Connectivity: Familiar Touch

  • Thursday, October 9, 2025 / 7:00 PM - 9:30 PM (PDT)
  • Pollock Theater
  • Screening Format: 4k digital projection (90 minutes)
  • With Sarah Friedland (filmmaker)
  • Starring: Kathleen Chalfant, Carolyn Michelle, Smith Andy McQueen, H. Jon Benjamin

Familiar Touch (2024), the debut feature from writer-director Sarah Friedland, is a sensitive coming-of-old-age film inspired by her experiences as a caregiver, choreographer, and dance filmmaker. The story follows Ruth (Kathleen Chalfant), a retired homemaker and cook, as she transitions into an assisted living facility she had once chosen for herself, but no longer remembers.
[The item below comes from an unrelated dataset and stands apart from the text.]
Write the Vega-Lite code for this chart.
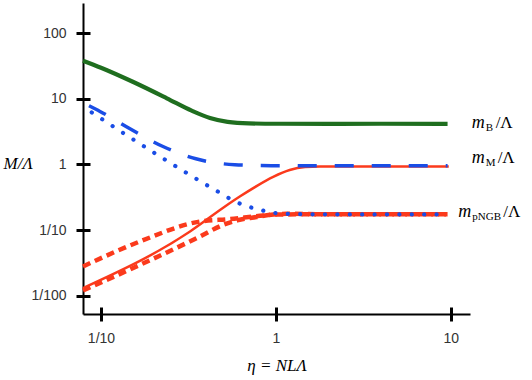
{
  "$schema": "https://vega.github.io/schema/vega-lite/v6.json",
  "width": 387,
  "height": 311,
  "autosize": "none",
  "padding": {"left": 83, "top": 3, "right": 62, "bottom": 66},
  "background": "white",
  "config": {"view": {"stroke": null}},
  "datasets": {
    "curves": [
      {"s": "B", "x": 0.0789, "y": 38.1},
      {"s": "B", "x": 0.1, "y": 29.8},
      {"s": "B", "x": 0.152, "y": 18.2},
      {"s": "B", "x": 0.238, "y": 10.2},
      {"s": "B", "x": 0.33, "y": 6.6},
      {"s": "B", "x": 0.42, "y": 5.1},
      {"s": "B", "x": 0.53, "y": 4.45},
      {"s": "B", "x": 0.7, "y": 4.22},
      {"s": "B", "x": 1.05, "y": 4.17},
      {"s": "B", "x": 2, "y": 4.15},
      {"s": "B", "x": 4, "y": 4.17},
      {"s": "B", "x": 9.6, "y": 4.15},
      {"s": "Plo", "x": 0.0789, "y": 0.012},
      {"s": "Plo", "x": 0.368, "y": 0.0798},
      {"s": "Plo", "x": 0.5, "y": 0.12},
      {"s": "Plo", "x": 0.622, "y": 0.1435},
      {"s": "Plo", "x": 0.776, "y": 0.158},
      {"s": "Plo", "x": 0.966, "y": 0.172},
      {"s": "Plo", "x": 1.5, "y": 0.174},
      {"s": "Plo", "x": 9.6, "y": 0.174},
      {"s": "Pup", "x": 0.0789, "y": 0.0279},
      {"s": "Pup", "x": 0.167, "y": 0.067},
      {"s": "Pup", "x": 0.368, "y": 0.135},
      {"s": "Pup", "x": 0.546, "y": 0.147},
      {"s": "Pup", "x": 0.811, "y": 0.165},
      {"s": "Pup", "x": 1.15, "y": 0.177},
      {"s": "Pup", "x": 2, "y": 0.174},
      {"s": "Pup", "x": 9.6, "y": 0.174},
      {"s": "Mr", "x": 0.0789, "y": 0.01306},
      {"s": "Mr", "x": 0.323, "y": 0.0952},
      {"s": "Mr", "x": 0.5, "y": 0.219},
      {"s": "Mr", "x": 0.622, "y": 0.324},
      {"s": "Mr", "x": 0.776, "y": 0.468},
      {"s": "Mr", "x": 0.966, "y": 0.646},
      {"s": "Mr", "x": 1.2, "y": 0.822},
      {"s": "Mr", "x": 1.47, "y": 0.912},
      {"s": "Mr", "x": 1.78, "y": 0.931},
      {"s": "Mr", "x": 9.75, "y": 0.931},
      {"s": "M", "x": 0.0854, "y": 7.85},
      {"s": "M", "x": 0.0987, "y": 6.43},
      {"s": "M", "x": 0.144, "y": 3.59},
      {"s": "M", "x": 0.223, "y": 1.91},
      {"s": "M", "x": 0.349, "y": 1.22},
      {"s": "M", "x": 0.45, "y": 1.06},
      {"s": "M", "x": 0.583, "y": 0.99},
      {"s": "M", "x": 0.8, "y": 0.965},
      {"s": "M", "x": 1.05, "y": 0.955},
      {"s": "M", "x": 3, "y": 0.955},
      {"s": "M", "x": 9.6, "y": 0.955},
      {"s": "P", "x": 0.0885, "y": 6.2},
      {"s": "P", "x": 0.214, "y": 1.36},
      {"s": "P", "x": 0.448, "y": 0.411},
      {"s": "P", "x": 0.601, "y": 0.264},
      {"s": "P", "x": 0.71, "y": 0.224},
      {"s": "P", "x": 0.839, "y": 0.199},
      {"s": "P", "x": 0.991, "y": 0.182},
      {"s": "P", "x": 1.3, "y": 0.175},
      {"s": "P", "x": 3, "y": 0.173},
      {"s": "P", "x": 9.45, "y": 0.173}
    ],
    "labels": [
      {"sub": "B", "x": 13.18, "y": 3.59},
      {"sub": "M", "x": 13.18, "y": 1.05},
      {"sub": "pNGB", "x": 11.06, "y": 0.161}
    ]
  },
  "layer": [
    {
      "data": {"name": "curves"},
      "encoding": {
        "x": {
          "field": "x", "type": "quantitative",
          "scale": {"type": "log", "domain": [0.0789, 12.9], "nice": false},
          "axis": {
            "values": [0.1, 1, 10],
            "labelExpr": "datum.value < 0.5 ? '1/10' : (datum.value < 5 ? '1' : '10')",
            "grid": false, "domainColor": "black", "domainWidth": 2,
            "tickColor": "black", "tickWidth": 3, "tickSize": 7,
            "labelFont": "Liberation Sans", "labelFontSize": 14, "labelColor": "#333", "labelPadding": 10,
            "title": "η = NLΛ", "titleFont": "Liberation Serif", "titleFontStyle": "italic",
            "titleFontWeight": "normal", "titleFontSize": 17, "titleColor": "black", "titlePadding": 12
          }
        },
        "y": {
          "field": "y", "type": "quantitative",
          "scale": {"type": "log", "domain": [0.00526, 288.8], "nice": false},
          "axis": {
            "values": [0.01, 0.1, 1, 10, 100],
            "labelExpr": "datum.value < 0.05 ? '1/100' : (datum.value < 0.5 ? '1/10' : (datum.value < 5 ? '1' : (datum.value < 50 ? '10' : '100')))",
            "grid": false, "domainColor": "black", "domainWidth": 2,
            "tickColor": "black", "tickWidth": 3, "tickSize": 7,
            "labelFont": "Liberation Sans", "labelFontSize": 14, "labelColor": "#333", "labelPadding": 10,
            "title": "M/Λ", "titleFont": "Liberation Serif", "titleFontStyle": "italic",
            "titleFontWeight": "normal", "titleFontSize": 17, "titleColor": "black",
            "titleAngle": 0, "titleAlign": "left", "titleBaseline": "middle", "titleX": -80, "titleY": 160
          }
        }
      },
      "layer": [
        {"transform": [{"filter": "datum.s === 'B'"}],
         "mark": {"type": "line", "color": "#1f6e1f", "strokeWidth": 4.2, "interpolate": "monotone"}},
        {"transform": [{"filter": "datum.s === 'Plo'"}],
         "mark": {"type": "line", "color": "#fb3a1c", "strokeWidth": 4.5, "strokeDash": [8, 5], "interpolate": "monotone"}},
        {"transform": [{"filter": "datum.s === 'Pup'"}],
         "mark": {"type": "line", "color": "#fb3a1c", "strokeWidth": 4.5, "strokeDash": [8, 5], "interpolate": "monotone"}},
        {"transform": [{"filter": "datum.s === 'Mr'"}],
         "mark": {"type": "line", "color": "#fb3a1c", "strokeWidth": 2.5, "interpolate": "monotone"}},
        {"transform": [{"filter": "datum.s === 'M'"}],
         "mark": {"type": "line", "color": "#1a4de6", "strokeWidth": 3.5, "strokeDash": [19, 18], "interpolate": "monotone"}},
        {"transform": [{"filter": "datum.s === 'P'"}],
         "mark": {"type": "line", "color": "#1a4de6", "strokeWidth": 4.2, "strokeDash": [0.1, 12.3], "strokeCap": "round", "interpolate": "monotone"}}
      ]
    },
    {
      "data": {"name": "labels"},
      "encoding": {
        "x": {
          "field": "x", "type": "quantitative",
          "scale": {"type": "log", "domain": [0.0789, 12.9], "nice": false},
          "axis": {"orient": "bottom", "values": [0.1, 1, 10], "labels": false, "domain": false, "grid": false,
                   "title": null, "offset": -7, "tickSize": 7, "tickWidth": 3, "tickColor": "black"}
        },
        "y": {
          "field": "y", "type": "quantitative",
          "scale": {"type": "log", "domain": [0.00526, 288.8], "nice": false},
          "axis": {"orient": "left", "values": [0.01, 0.1, 1, 10, 100], "labels": false, "domain": false, "grid": false,
                   "title": null, "offset": -7, "tickSize": 7, "tickWidth": 3, "tickColor": "black"}
        }
      },
      "layer": [
        {"mark": {"type": "text", "text": "m", "align": "left", "baseline": "alphabetic",
                  "font": "Liberation Serif", "fontStyle": "italic", "fontSize": 18, "color": "black"}},
        {"mark": {"type": "text", "align": "left", "baseline": "alphabetic", "dx": 14, "dy": 3,
                  "font": "Liberation Serif", "fontSize": 11, "color": "black"},
         "encoding": {"text": {"field": "sub"}}},
        {"transform": [{"filter": "datum.sub === 'B'"}],
         "mark": {"type": "text", "text": "/Λ", "align": "left", "baseline": "alphabetic", "dx": 24,
                  "font": "Liberation Serif", "fontSize": 17, "color": "black"}},
        {"transform": [{"filter": "datum.sub === 'M'"}],
         "mark": {"type": "text", "text": "/Λ", "align": "left", "baseline": "alphabetic", "dx": 26,
                  "font": "Liberation Serif", "fontSize": 17, "color": "black"}},
        {"transform": [{"filter": "datum.sub === 'pNGB'"}],
         "mark": {"type": "text", "text": "/Λ", "align": "left", "baseline": "alphabetic", "dx": 45,
                  "font": "Liberation Serif", "fontSize": 17, "color": "black"}}
      ]
    }
  ],
  "resolve": {"axis": {"x": "independent", "y": "independent"}}
}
As the film chronicles Ruth’s adjustment to her new surroundings with the support of care workers Vanessa (Carolyn Michelle Smith) and Brian (Andy McQueen), Familiar Touch explores aging not as a loss of self, but as a continued unfolding of identity, memory, and desire. Shot almost entirely on location at Pasadena’s Villa Gardens retirement community, the film features real residents as both cast and crew, weaving authenticity into its choreography of quotidian life and care. With a dancer’s eye for movement and intimacy, Friedland crafts a deeply empathetic portrait that resists ageist tropes and centers octogenarian Ruth’s own ever-evolving perspective.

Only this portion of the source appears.